The hotel room is so quiet I can hear the faint hum of the heating unit, the distant sound of traffic outside.

“Are you close with your dad now?” I ask.

“Yeah, pretty close, considering we’ve never even lived in the same city,” he snorts. “He still lives in New York. He got married a few years ago to a guy named David. They both work in theater. He’s a good guy.”

“But you don’t ever talk about him,” I say, because I’ve never heard Tanner mention his dad. Not once.

“Not in hockey.” Tanner’s voice goes flat. “Press doesn’t know he’s gay. None of my teams knew. It’s… simpler.”

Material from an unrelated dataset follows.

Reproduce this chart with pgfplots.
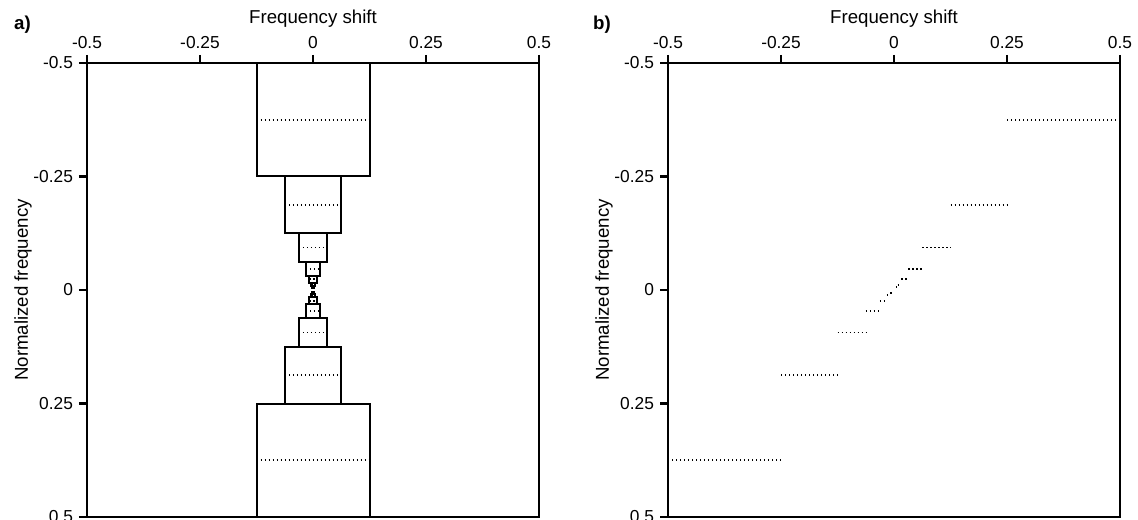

I get it. I hate that I get it, but I do. Hockey’s changing, but it’s not there yet. And having a gay dad who works in the theater, like every stereotype ever? That’s the kind of thing that makes people question you more. Makes everything harder.

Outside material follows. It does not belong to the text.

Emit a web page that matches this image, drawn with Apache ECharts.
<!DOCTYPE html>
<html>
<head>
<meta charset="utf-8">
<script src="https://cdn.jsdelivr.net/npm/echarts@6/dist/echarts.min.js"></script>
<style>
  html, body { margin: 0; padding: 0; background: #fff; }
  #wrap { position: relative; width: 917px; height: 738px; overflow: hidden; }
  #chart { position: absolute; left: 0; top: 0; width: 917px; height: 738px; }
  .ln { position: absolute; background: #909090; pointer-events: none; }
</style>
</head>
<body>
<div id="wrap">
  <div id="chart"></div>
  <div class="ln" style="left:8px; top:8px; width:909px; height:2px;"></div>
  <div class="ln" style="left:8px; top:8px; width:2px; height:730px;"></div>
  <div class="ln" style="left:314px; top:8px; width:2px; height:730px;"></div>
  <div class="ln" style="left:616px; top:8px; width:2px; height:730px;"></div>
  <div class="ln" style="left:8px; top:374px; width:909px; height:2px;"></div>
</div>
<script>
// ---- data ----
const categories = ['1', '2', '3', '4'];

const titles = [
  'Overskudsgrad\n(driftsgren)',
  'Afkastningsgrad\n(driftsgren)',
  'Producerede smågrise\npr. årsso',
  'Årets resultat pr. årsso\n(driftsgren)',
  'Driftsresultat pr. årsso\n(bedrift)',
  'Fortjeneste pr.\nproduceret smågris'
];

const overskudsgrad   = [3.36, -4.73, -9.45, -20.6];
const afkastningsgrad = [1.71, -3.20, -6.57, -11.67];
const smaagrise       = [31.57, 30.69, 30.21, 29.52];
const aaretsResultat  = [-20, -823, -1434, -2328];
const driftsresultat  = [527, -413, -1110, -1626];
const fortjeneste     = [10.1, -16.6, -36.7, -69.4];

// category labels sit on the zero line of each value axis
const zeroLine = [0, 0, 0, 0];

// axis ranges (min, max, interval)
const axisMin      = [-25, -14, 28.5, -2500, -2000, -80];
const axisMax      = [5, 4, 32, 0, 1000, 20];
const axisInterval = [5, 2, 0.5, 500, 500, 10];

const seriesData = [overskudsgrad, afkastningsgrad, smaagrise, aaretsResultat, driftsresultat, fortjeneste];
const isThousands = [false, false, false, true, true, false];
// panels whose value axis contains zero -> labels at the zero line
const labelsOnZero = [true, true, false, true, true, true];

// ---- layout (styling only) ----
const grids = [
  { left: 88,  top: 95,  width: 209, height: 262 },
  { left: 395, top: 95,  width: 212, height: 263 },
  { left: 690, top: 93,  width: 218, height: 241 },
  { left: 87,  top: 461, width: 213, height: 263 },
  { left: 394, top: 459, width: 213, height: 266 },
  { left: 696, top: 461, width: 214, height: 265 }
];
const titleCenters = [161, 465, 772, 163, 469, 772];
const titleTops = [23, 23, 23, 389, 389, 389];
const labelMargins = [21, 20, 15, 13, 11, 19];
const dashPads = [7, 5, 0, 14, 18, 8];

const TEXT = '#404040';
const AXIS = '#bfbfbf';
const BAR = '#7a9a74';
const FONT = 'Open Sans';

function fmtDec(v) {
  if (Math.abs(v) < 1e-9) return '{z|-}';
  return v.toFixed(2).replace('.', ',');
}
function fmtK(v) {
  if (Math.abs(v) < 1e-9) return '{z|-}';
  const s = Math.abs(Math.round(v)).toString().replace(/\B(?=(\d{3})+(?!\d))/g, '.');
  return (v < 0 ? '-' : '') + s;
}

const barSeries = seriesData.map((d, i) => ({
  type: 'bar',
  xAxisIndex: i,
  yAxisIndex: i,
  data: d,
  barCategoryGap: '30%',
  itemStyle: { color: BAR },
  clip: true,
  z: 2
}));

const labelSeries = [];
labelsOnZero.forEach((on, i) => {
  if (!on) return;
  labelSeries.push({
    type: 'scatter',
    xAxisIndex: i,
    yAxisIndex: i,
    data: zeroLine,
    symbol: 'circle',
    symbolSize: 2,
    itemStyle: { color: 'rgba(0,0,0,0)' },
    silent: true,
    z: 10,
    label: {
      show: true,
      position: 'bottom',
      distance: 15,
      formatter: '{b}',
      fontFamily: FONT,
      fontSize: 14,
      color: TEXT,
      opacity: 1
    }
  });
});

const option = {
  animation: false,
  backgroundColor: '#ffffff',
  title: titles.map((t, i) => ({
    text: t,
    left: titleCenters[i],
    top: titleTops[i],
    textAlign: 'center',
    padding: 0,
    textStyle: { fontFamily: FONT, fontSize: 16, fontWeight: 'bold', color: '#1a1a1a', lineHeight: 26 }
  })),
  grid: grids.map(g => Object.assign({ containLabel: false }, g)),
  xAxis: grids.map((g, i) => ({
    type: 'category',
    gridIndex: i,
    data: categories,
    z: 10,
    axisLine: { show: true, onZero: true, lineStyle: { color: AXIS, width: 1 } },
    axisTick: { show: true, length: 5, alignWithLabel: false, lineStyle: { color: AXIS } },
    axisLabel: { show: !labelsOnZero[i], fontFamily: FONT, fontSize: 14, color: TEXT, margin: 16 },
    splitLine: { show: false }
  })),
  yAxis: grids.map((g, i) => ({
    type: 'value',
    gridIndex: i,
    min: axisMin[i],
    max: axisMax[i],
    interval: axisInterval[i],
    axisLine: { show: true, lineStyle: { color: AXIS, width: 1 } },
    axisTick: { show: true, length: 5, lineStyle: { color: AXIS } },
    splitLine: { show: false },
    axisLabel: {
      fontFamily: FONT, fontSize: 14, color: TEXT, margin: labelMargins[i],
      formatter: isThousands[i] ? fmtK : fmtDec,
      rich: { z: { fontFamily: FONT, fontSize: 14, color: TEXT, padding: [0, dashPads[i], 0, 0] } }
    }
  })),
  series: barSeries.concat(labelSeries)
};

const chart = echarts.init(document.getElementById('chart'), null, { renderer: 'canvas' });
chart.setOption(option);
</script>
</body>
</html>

“Okay,” I say quietly. “But that still doesn’t explain why you’re so good at this. At taking care of people.”

Tanner looks at me, and in the dim light, his eyes are darker than usual, almost gray.

“I watched my mom work herself to the bone, Lou. We had my grandparents, but she was stubborn and determined to do it on her own as much as she could. She was always tired and stressed. And I realized pretty early that she was carrying a lot more than other moms were.” He pauses. “So I decided I wasn’t going to be another problem for her to solve.”

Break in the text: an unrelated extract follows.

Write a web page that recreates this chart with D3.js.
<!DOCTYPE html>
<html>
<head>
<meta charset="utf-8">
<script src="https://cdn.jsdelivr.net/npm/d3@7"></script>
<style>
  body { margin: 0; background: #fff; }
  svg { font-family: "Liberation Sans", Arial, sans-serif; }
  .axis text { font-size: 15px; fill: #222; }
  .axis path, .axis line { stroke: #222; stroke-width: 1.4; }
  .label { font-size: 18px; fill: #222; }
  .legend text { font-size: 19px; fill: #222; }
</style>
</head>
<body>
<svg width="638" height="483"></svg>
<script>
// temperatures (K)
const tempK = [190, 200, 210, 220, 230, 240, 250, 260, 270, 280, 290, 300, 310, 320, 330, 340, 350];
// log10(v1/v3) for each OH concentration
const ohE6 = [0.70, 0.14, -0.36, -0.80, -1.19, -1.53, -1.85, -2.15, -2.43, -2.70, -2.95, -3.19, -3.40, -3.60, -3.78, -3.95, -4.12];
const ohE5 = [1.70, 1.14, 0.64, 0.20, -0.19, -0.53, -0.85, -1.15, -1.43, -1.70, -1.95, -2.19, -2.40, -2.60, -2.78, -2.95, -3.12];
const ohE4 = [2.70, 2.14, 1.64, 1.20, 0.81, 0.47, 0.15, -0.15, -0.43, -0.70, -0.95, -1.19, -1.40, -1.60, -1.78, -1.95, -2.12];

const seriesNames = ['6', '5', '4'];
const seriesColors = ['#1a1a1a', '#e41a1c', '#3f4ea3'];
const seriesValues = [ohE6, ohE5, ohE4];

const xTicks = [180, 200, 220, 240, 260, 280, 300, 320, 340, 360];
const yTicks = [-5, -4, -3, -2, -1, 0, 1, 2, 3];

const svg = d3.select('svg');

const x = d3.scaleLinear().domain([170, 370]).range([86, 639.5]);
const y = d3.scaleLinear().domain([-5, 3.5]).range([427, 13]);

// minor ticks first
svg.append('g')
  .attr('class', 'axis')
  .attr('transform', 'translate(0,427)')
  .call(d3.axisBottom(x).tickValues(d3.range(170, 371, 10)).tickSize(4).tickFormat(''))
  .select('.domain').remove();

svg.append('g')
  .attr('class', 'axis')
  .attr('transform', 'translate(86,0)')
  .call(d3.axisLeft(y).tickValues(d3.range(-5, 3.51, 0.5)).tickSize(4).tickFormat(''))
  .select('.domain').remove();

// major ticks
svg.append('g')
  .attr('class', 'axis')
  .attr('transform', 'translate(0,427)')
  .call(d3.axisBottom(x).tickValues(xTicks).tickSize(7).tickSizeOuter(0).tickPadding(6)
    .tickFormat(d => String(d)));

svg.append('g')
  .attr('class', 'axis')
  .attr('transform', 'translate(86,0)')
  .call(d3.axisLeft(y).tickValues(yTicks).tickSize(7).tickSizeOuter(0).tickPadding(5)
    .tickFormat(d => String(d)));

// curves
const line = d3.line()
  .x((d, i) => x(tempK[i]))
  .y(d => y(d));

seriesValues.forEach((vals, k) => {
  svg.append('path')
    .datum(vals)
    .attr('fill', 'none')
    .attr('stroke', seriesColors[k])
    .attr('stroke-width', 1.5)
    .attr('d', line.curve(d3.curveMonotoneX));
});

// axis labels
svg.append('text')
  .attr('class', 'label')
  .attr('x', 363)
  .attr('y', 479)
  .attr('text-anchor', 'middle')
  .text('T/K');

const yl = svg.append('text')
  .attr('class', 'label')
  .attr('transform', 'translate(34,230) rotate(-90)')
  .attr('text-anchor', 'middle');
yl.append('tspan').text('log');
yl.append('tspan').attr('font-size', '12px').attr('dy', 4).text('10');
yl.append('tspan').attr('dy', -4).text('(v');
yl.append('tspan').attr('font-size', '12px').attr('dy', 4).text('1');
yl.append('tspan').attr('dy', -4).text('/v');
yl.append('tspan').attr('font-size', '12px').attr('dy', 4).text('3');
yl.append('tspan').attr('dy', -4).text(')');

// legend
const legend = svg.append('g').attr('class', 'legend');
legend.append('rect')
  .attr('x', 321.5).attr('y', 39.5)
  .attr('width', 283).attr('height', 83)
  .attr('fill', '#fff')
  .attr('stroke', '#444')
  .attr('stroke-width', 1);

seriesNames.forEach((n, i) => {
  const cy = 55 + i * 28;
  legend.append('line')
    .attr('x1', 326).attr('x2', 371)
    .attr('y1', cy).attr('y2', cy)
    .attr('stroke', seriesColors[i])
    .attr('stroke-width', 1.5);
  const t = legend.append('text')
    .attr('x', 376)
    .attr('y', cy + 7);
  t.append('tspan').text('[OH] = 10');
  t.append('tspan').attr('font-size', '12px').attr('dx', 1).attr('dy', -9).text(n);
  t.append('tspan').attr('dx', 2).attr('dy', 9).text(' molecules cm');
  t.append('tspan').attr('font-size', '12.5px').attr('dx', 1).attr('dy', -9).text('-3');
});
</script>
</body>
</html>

My chest tightens, and it’s not from the injury.

“If I got hurt, I hid it,” he says. “If I was sad, I fixed it myself. I learned how to be low-maintenance. I learned to take care of my own shit so my mom didn’t have to worry. And when my grandpa got sick, I stepped up because that’s what you do.”

I stare at him, this twenty-three-year-old kid who’s spent his entire life making himself smaller so other people didn’t have to carry him. Who learned to be useful, because if he was useful, he wasn’t going to be a problem someone had to solve.

“Tanner,” I say, and my voice comes out rougher than I mean it to. “You know you’re not, right?”

He blinks. “Not what?”

“You’re not a problem someone needs to solve. And while I appreciate what you’re doing right now, you don’t need to take care of me to prove this team needs you. To prove you deserve to be here. You do.”

His mouth opens, then closes. He looks away, and when he turns back to me, there’s something raw in his expression that makes my heart squeeze in my chest. But it’s only there for a moment before he regains his composure, and his mouth quirks up in a small smile. “You’re high on pain pills.”

“I’m serious, Tanner. You belong here. You belong on this team.”

He clears his throat, and our gazes lock in the low light. For a moment, we stare at each other like this is the first time we’re actually seeing the person in front of us. “Thank you,” he says softly.

He clears his throat, looking down at his hands, and the moment is broken. “You should get some sleep,” he says, his voice less guarded than I’m used to hearing it.

“So should you.”

The pain medication must be hitting my bloodstream because things are starting to get fuzzy around the edges again, so I nod and let my eyes drift shut.

“Thank you, Louis.” His voice is barely a whisper. “I needed to hear that.”

“Just speakin’ the truth,” I mumble before allowing myself to let go.